For communities with severe water shortages, Tarayana Foundation implements measures such as installing rooftop rainwater collection systems, improving water storage equipment, and establishing plant species that raise the groundwater table in order to create an additional accessible water source.

In Thimphu, the capital city, the Tarayana Rural Crafts shop sells traditional handicraft products directly from rural communities, and gives the entirety of its profits back to them. It helps with marketing, designing new products, improving quality, and facilitating sales. The products sold here are made the traditional way, with natural components. For example, the shop offers nettle fiber fabrics, made painstakingly by hand and colored with plant dyes; carved items; and yak-hair toys for children. The shop is having difficulty sustaining itself, because it must compete with the many handicraft stores in town selling cheap imported goods and giving commissions to guides for bringing tourists there (as the shop takes no profit, it can’t offer commissions).

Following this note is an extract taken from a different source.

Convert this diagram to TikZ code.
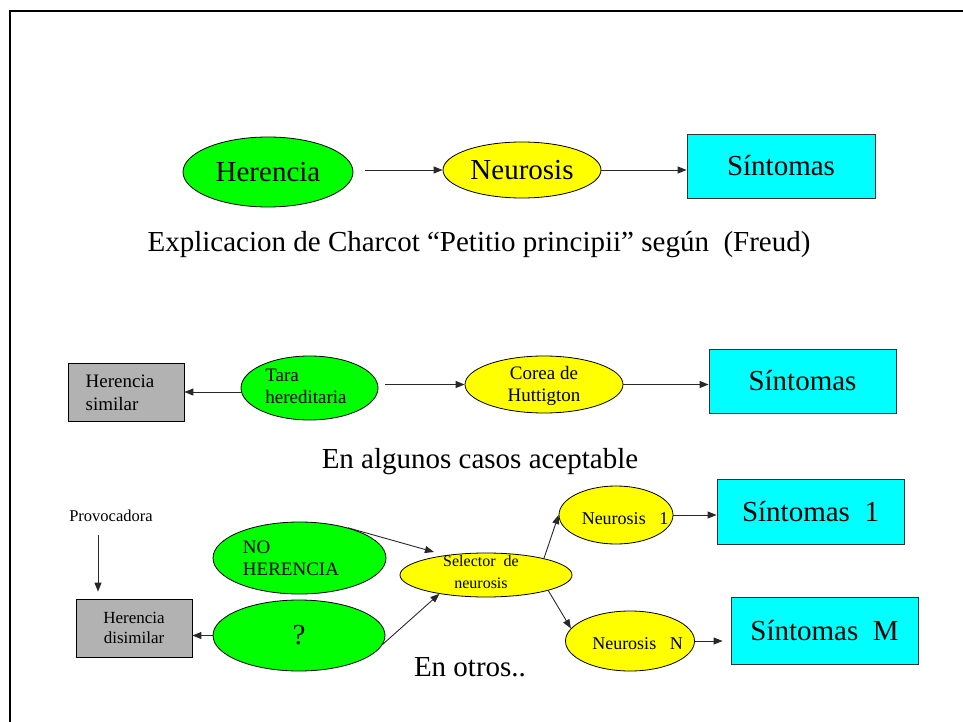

The yearly Tarayana Fair in Thimphu sees representatives of all assisted groups coming to the city to market their products, connect with vendors, and exchange information.

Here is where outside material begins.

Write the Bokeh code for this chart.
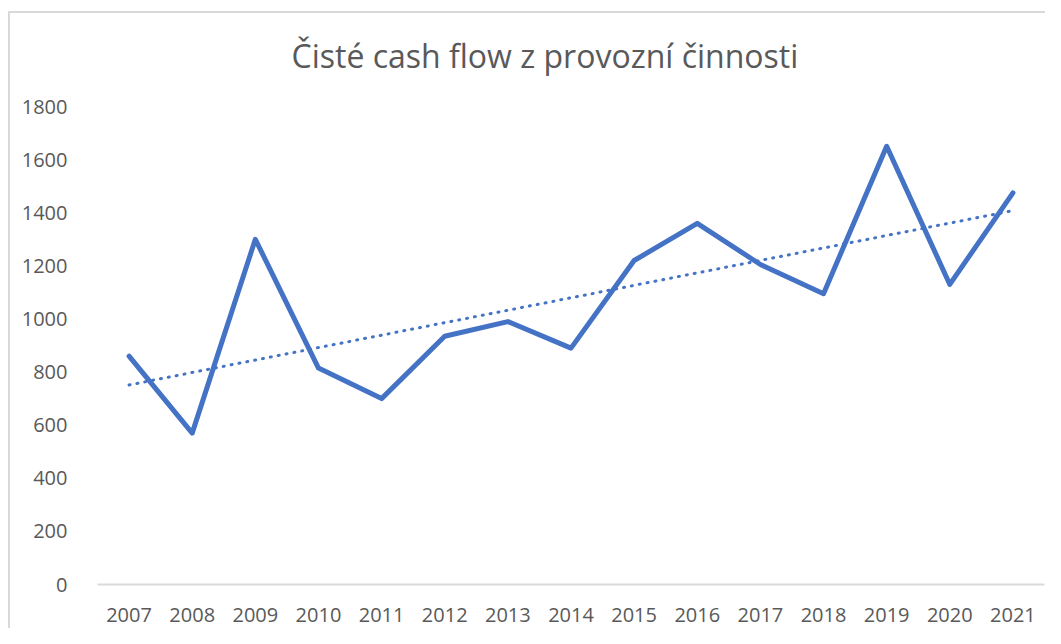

Until recently, Tarayana had a micro-loan program that allowed impoverished citizens to create their own businesses — for example, by purchasing the starting materials for cash crop farming, such as cardamom rhizomes. Recipients pay back the loans at rates far lower than those offered by banks or other community members, and get back on their feet financially, long-term. This program remains in high demand by those in need, but additional financial resources are required.